START Dataset extract

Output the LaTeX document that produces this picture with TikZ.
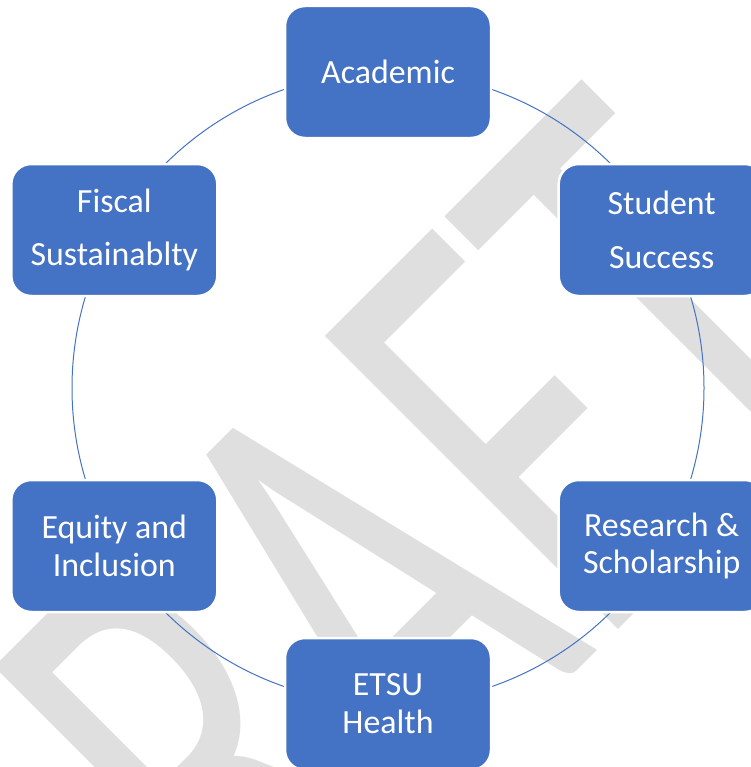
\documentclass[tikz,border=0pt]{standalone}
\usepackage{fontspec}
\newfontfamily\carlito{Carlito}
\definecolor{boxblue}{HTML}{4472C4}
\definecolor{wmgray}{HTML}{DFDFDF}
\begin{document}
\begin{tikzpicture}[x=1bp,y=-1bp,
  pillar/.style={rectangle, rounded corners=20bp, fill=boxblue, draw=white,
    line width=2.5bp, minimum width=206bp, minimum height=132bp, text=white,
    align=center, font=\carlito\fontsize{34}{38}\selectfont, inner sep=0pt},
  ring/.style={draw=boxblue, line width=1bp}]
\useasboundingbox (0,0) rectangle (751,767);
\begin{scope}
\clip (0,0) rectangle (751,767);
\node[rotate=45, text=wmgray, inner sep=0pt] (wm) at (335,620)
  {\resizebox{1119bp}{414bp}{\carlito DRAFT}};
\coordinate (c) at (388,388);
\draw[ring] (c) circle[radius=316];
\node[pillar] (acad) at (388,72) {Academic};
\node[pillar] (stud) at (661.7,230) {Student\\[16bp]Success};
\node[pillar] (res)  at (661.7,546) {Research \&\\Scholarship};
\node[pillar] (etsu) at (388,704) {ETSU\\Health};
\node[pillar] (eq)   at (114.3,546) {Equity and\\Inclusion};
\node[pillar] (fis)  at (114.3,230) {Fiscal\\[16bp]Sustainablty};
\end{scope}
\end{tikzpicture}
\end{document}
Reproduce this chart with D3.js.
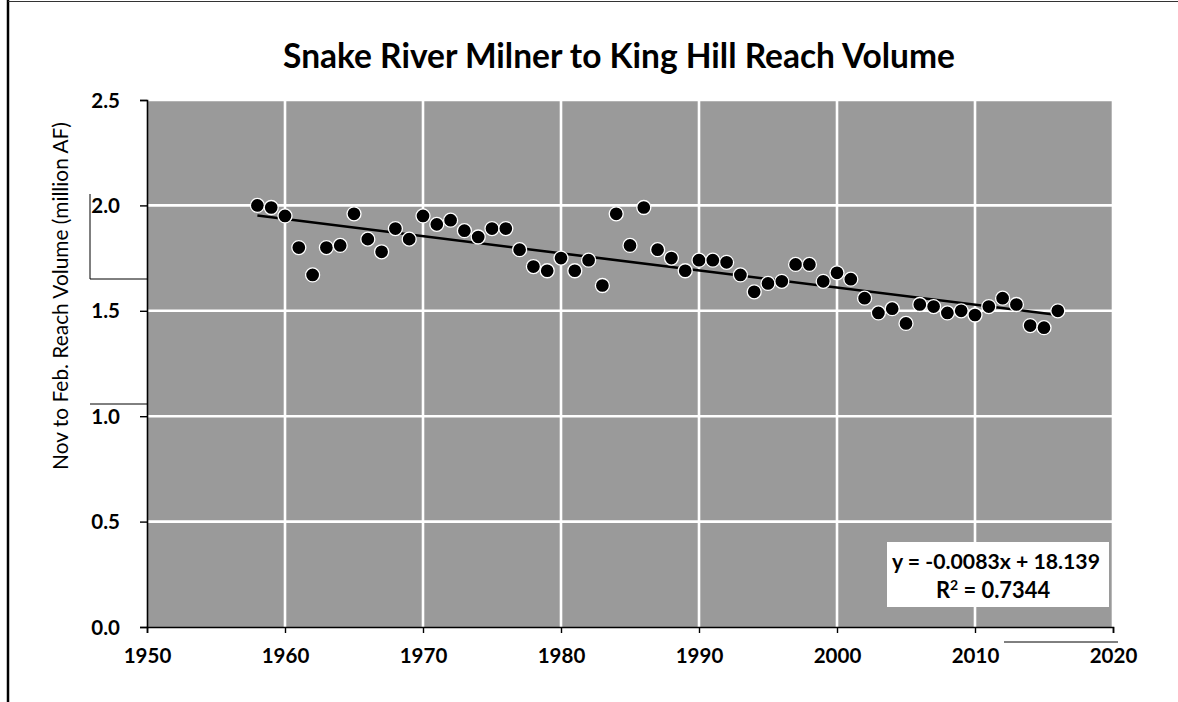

END Dataset extract

» Written request
Do not include images; quote all of the entries above exactly.

» Correct answer
Output the LaTeX document that produces this picture with TikZ.
\documentclass[tikz,border=0pt]{standalone}
\usepackage{fontspec}
\newfontfamily\carlito{Carlito}
\definecolor{boxblue}{HTML}{4472C4}
\definecolor{wmgray}{HTML}{DFDFDF}
\begin{document}
\begin{tikzpicture}[x=1bp,y=-1bp,
  pillar/.style={rectangle, rounded corners=20bp, fill=boxblue, draw=white,
    line width=2.5bp, minimum width=206bp, minimum height=132bp, text=white,
    align=center, font=\carlito\fontsize{34}{38}\selectfont, inner sep=0pt},
  ring/.style={draw=boxblue, line width=1bp}]
\useasboundingbox (0,0) rectangle (751,767);
\begin{scope}
\clip (0,0) rectangle (751,767);
\node[rotate=45, text=wmgray, inner sep=0pt] (wm) at (335,620)
  {\resizebox{1119bp}{414bp}{\carlito DRAFT}};
\coordinate (c) at (388,388);
\draw[ring] (c) circle[radius=316];
\node[pillar] (acad) at (388,72) {Academic};
\node[pillar] (stud) at (661.7,230) {Student\\[16bp]Success};
\node[pillar] (res)  at (661.7,546) {Research \&\\Scholarship};
\node[pillar] (etsu) at (388,704) {ETSU\\Health};
\node[pillar] (eq)   at (114.3,546) {Equity and\\Inclusion};
\node[pillar] (fis)  at (114.3,230) {Fiscal\\[16bp]Sustainablty};
\end{scope}
\end{tikzpicture}
\end{document}
Reproduce this chart with D3.js.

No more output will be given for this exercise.